As it stands, the AIFMD is far from delivering a single, standard experience for managers marketing to EU investors. Melville Rodrigues explains

The European Commission promoted passporting rights as one of the key benefits for real estate managers and alternative investment fund managers authorised under the Alterative Investment Fund Managers Directive (AIFMD). Passporting rights Are intended to facilitate managers marketing their funds – with minimal or limited fees and other restrictions – to institutional investors within the European Economic Area (EEA), and aimed at achieving the EU single-market policy goals.

Prior to the implementation of the AIFMD in 2013, real estate managers, regardless of whether they operated within the EU, needed to comply with a patchwork of different domestic rules in order to market funds in each member state. These rules were primarily contained within private placement regimes.

By contrast, managers within the EEA that operate UCITS benefit from straightforward notification processes to their domestic regulator (home) and the regulator of the member state in which marketing was proposed (the host). Nil or minimal fees for using the UCITS passport. 

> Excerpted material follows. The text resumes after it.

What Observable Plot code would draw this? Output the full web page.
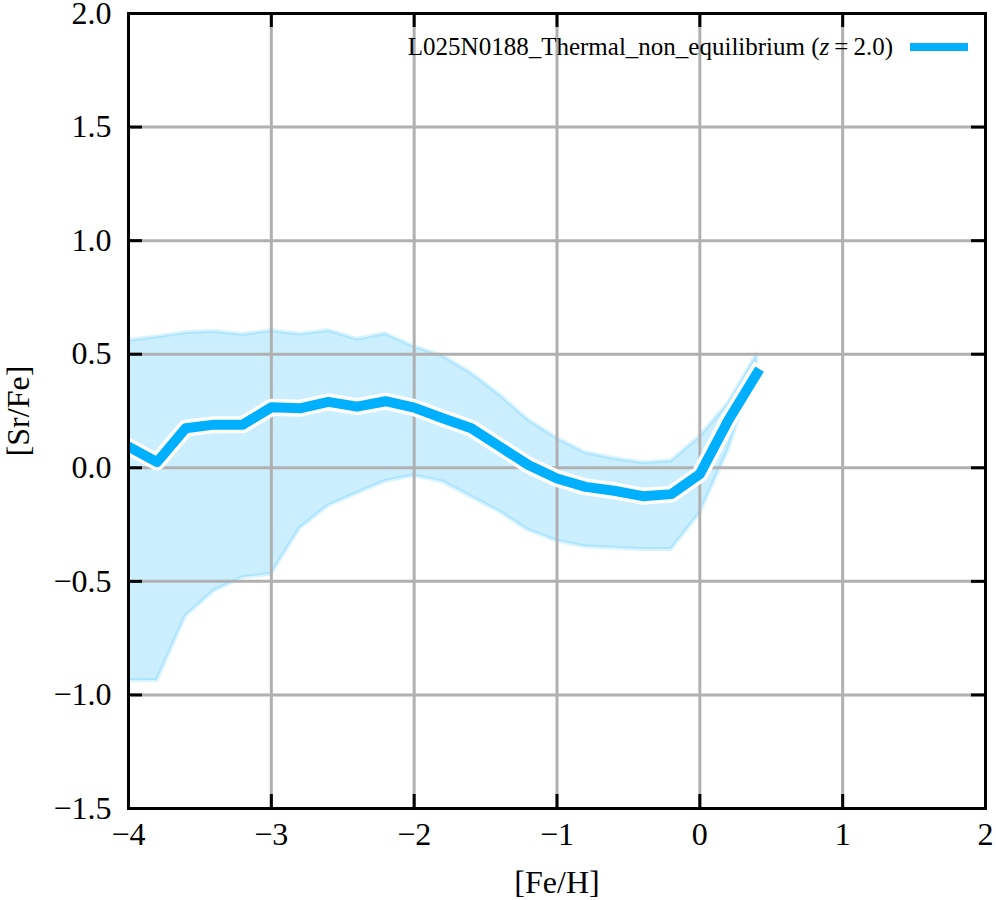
<!DOCTYPE html>
<html>
<head>
<meta charset="utf-8">
<script src="https://cdn.jsdelivr.net/npm/d3@7"></script>
<script src="https://cdn.jsdelivr.net/npm/@observablehq/plot@0.6"></script>
<style>
  html, body { margin: 0; padding: 0; background: white; }
  #chart { width: 996px; height: 900px; }
  #chart svg, #chart svg g, #chart svg text { font-family: "Liberation Serif", "Times New Roman", serif !important; font-variant: normal !important; }
</style>
</head>
<body>
<div id="chart"></div>
<script>
// ---- data ----
const feH = [-4.0, -3.8, -3.6, -3.4, -3.2, -3.0, -2.8, -2.6, -2.4, -2.2, -2.0, -1.8, -1.6, -1.4, -1.2, -1.0, -0.8, -0.6, -0.4, -0.2, 0.0, 0.2, 0.4];
const srFeMedian = [0.093, 0.025, 0.174, 0.19, 0.19, 0.266, 0.262, 0.29, 0.269, 0.293, 0.265, 0.218, 0.174, 0.093, 0.012, -0.047, -0.084, -0.101, -0.125, -0.116, -0.028, 0.21, 0.416];
const srFeUpper = [0.56, 0.576, 0.595, 0.6, 0.587, 0.603, 0.588, 0.604, 0.566, 0.59, 0.533, 0.492, 0.416, 0.32, 0.21, 0.13, 0.066, 0.041, 0.022, 0.03, 0.137, 0.285, 0.5];
const srFeLower = [-0.937, -0.937, -0.654, -0.542, -0.483, -0.469, -0.267, -0.167, -0.113, -0.059, -0.035, -0.062, -0.128, -0.194, -0.275, -0.322, -0.348, -0.353, -0.36, -0.36, -0.2, 0.078, 0.46];
const xTicks = [-4, -3, -2, -1, 0, 1, 2];
const yTicks = [-1.5, -1.0, -0.5, 0.0, 0.5, 1.0, 1.5, 2.0];
const xLabel = "[Fe/H]";
const yLabel = "[Sr/Fe]";
const seriesName = "L025N0188_Thermal_non_equilibrium";
const redshift = "2.0";

const rows = feH.map((x, i) => ({x, med: srFeMedian[i], hi: srFeUpper[i], lo: srFeLower[i]}));

// ---- layout ----
const W = 996, H = 900;
const mL = 128, mR = 11, mT = 13, mB = 92;
const frameW = W - mL - mR, frameH = H - mT - mB;
const tickLen = 14;
const blue = "#00b0ff";
const font = "Liberation Serif, Times New Roman, serif";
const minus = s => s.replace("-", "\u2212");
const fmtX = d => minus(String(d));
const fmtY = d => minus(d.toFixed(1));

const chart = Plot.plot({
  width: W, height: H,
  marginLeft: mL, marginRight: mR, marginTop: mT, marginBottom: mB,
  x: {domain: [-4, 2]},
  y: {domain: [-1.5, 2]},
  style: {fontFamily: font, fontSize: "32px", background: "white", color: "black"},
  marks: [
    Plot.areaY(rows, {x: "x", y1: "lo", y2: "hi", fill: blue, fillOpacity: 0.2, stroke: blue, strokeOpacity: 0.15, strokeWidth: 4, clip: true}),
    Plot.gridX(xTicks, {stroke: "#b0b0b0", strokeOpacity: 1, strokeWidth: 3}),
    Plot.gridY(yTicks, {stroke: "#b0b0b0", strokeOpacity: 1, strokeWidth: 3}),
    Plot.line(rows, {x: "x", y: "med", stroke: "white", strokeWidth: 17, strokeLinecap: "square", clip: true}),
    Plot.line(rows, {x: "x", y: "med", stroke: blue, strokeWidth: 10, strokeLinecap: "square", clip: true}),
    Plot.tickX(xTicks, {x: d => d, insetBottom: frameH - tickLen, stroke: "black", strokeWidth: 3}),
    Plot.tickX(xTicks, {x: d => d, insetTop: frameH - tickLen, stroke: "black", strokeWidth: 3}),
    Plot.tickY(yTicks, {y: d => d, insetRight: frameW - tickLen, stroke: "black", strokeWidth: 3}),
    Plot.tickY(yTicks, {y: d => d, insetLeft: frameW - tickLen, stroke: "black", strokeWidth: 3}),
    Plot.frame({stroke: "black", strokeWidth: 3}),
    Plot.axisX(xTicks, {tickSize: 0, tickPadding: 14, tickFormat: fmtX, label: null, fontSize: 32, fontFamily: font}),
    Plot.axisY(yTicks, {tickSize: 0, tickPadding: 17, tickFormat: fmtY, label: null, fontSize: 32, fontFamily: font}),
    Plot.text([xLabel], {frameAnchor: "bottom", dy: 74, lineAnchor: "middle", text: d => d, fontSize: 32, fontFamily: font}),
    Plot.text([yLabel], {frameAnchor: "left", dx: -(mL - 18), rotate: -90, lineAnchor: "middle", textAnchor: "middle", text: d => d, fontSize: 32, fontFamily: font})
  ]
});

document.getElementById("chart").appendChild(chart);

const svg = d3.select(chart);
svg.selectAll("text").attr("font-family", font).attr("font-variant", null);

// ---- legend (inside plot, top right) ----
const lg = svg.append("g");
const t = lg.append("text")
  .attr("x", 893).attr("y", 55)
  .attr("text-anchor", "end")
  .attr("font-family", font)
  .attr("font-size", 25)
  .attr("fill", "black");
t.append("tspan").text(seriesName + " (");
t.append("tspan").attr("font-style", "italic").text("z");
t.append("tspan").text("\u2009=\u2009" + redshift + ")");
lg.append("line")
  .attr("x1", 910).attr("x2", 968).attr("y1", 47).attr("y2", 47)
  .attr("stroke", blue).attr("stroke-width", 8);
</script>
</body>
</html>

Under AIFMD, managers face different rules depending on whether they are based within the EEA or outside of it (assuming they are marketing funds established in their domestic jurisdiction). 

The patchwork, alas, continues for non-EEA managers – at least for another two years. Until their own regulators enter into co-operation agreements with all member states and adopt AIFMD-equivalent legislation, non-EEA managers have to comply with different national rules. These are rules that are being revised, and a minimum prerequisite is that co-operation agreements need to be formalised between the relevant regulators – the home regulator of the non-EEA manager and the host regulator.  

In the case of certain EEA countries, the rules have been severely tightened.

In Germany, under the 2013 German Capital Investment Code, there are stringent hurdles for non-EU funds or funds managed by non-EU managers. These include Investment Code compliant management of the AIF, certain depositary tasks and the provision of information to the German regulator, BaFin, and investors. In the case of France, funds need to obtain specific authorisation from the French regulator AMF. 

Less restrictive rules apply within the Netherlands and the UK. Non-EEA managers can use local private placement regimes if they satisfy certain requirements and marketing rules. The Dutch regulator, AFM, has given the US, Jersey and Guernsey permission to market funds in the Netherlands if they comply with certain requirements.  

The experience for EEA managers already authorised under AIFMD has been more straightforward, albeit the passport can include a ‘baggage element’ in the form of a diverse range of fees and other administrative requirements. Managers need to weigh these fees and other requirements against the prospects of attracting investor commitments in particular jurisdictions. This may be a more challenging judgement call for jurisdictions with a paucity of investors – and/or higher fees. 

For each member state there is an equivalent notification process as to that under UCITS, and on a state-by-state basis there may be additional fees and requirements. 

It is worth comparing the passporting rules in France, Germany, the Netherlands and the UK. 

The French regulator requires the AIFM to submit a programme of its services, an organisational structure of any French branch and a French address, and pay periodic fees based on assets under management. It is also focused on preventing distribution to retail investors. Similarly, in Germany, BaFin has an approval role and is focused on preventing distribution to retail investors. A one-off fee is payable, the amount depending on the statutory seat of the AIFM and AIF.

The Dutch AFM has adopted ‘top-up’ rules in order to market to non-professional investors. The AFM does not charge one-off or periodic fees for AIFMD passport notifications, although a Dutch branch is liable to standard supervisory fees. The UK’s Financial Conduct Authority (FCA) has a similar approach and, in the event of the manager operating a UK branch, any persons carrying on a ‘controlled function’ must be approved. There are no fees for notifications, and fees for a branch are based on income and funds under management.

The marketing rules for both EEA and non-EEA managers need to be assessed on a state-by-state basis, and the rules in certain European states continue to evolve. Fund managers often face the conundrum of bearing the risk of marketing costs unless a fund is successfully launched. In addition, wherever they are based, reverse solicitation exemptions may apply, if the investment was made at the request of the investor.  Fund managers need to regularly monitor the evolving landscape and balance their opportunities against the associated risks and costs when looking to market funds on a cross-jurisdictional European basis.